I love this guy Milan Kundera. You think he's talking about one thing, then you find out he's talking about something much more profound than the stated topic and by the end of the article or book he's set off a couple of cherry bombs and who knows where the pieces land?

"Die Weltliteratur" in the January 8 NEW YORKER (it's not posted online, so you're going to have to buy the magazine) starts out asking us to read more books by foreign authors and turns into a discussion of class among so-called progressives. I was struck by his description of the abuse heaped on Camus by other intellectuals for not being the right sort of person (an Algerian pied noir) and "not knowing what to think" in order to fit in, although time has shown Camus to be on the right side of most fights and a greater friend of humanity than the occasional Stalinist Sartre.

Simone deBeauvoir gave tongue to questions about gender and social class (her thoughts on pay equity in traditionally female occupations like teaching and nursing were a revelation for me after ten years on the psych ward and twenty years as a teacher). She then ditched the raffish Nelson Algren in favor of the abusive Sartre. My prejudice in favor of Algren is well-known, but we're talking about a man whose great-heartedness was recognized instincively by Billie Holliday, versus that friend of the oppressed Jean Paul who said "it was not our duty to write about Soviet labour camps" because it might discourage the French working class who according to Sartre still believed in Santa Claus as well. I'd say maybe it was about sex, but have you gotten a good look at Sartre?

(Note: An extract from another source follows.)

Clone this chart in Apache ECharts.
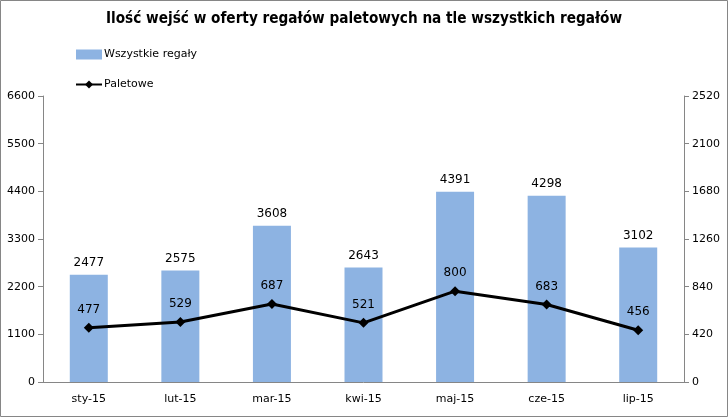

Perhaps because of deBeauvoir's involvement, the snobbery against Camus reminded me of watching the moral collapse of feminism in the 1970s, when the leaders of the movement seemed to abandon working class women who needed a fair wage in favor of navel-gazing about gender. The East Coast magazines were full of the word empowerment but out here there were a lot of abandoned single mothers who had to live in trailers and could have used some help with the electric bill. I remember women talking about Ms. magazine; the magazine's indifference to problems with their subscriptions became a metaphor for the movement leaving them behind.

I remember a childhood Baptist service when an unwashed, poorly dressed black child wandered into the sanctuary during communion; she was eating barbecued potato chips and a grape pop and I at thirteen was the only one who picked up on the symbolism. I still worry if maybe that was Jesus or Elijah, a boddhisatva or one of the ushpizin. The biggest problem in working with poor people who have a lot of problems is that they're poor and have a lot of problems.

This is wandering around a lot and I haven't even gotten to the ideas that affected me the most in this article. That Darn Kundera. Our imaginary relationship is sort of like a man with a rubber ball walking a dog in an overgrown field lined by bushes. Milan Kundera throws the ball or hides it behind his back and teases me-- "where's the ball? Where's the ball?"-- and I, with my brain not much bigger than the tennis ball, go crashing into the bushes, and emerge with mixed results.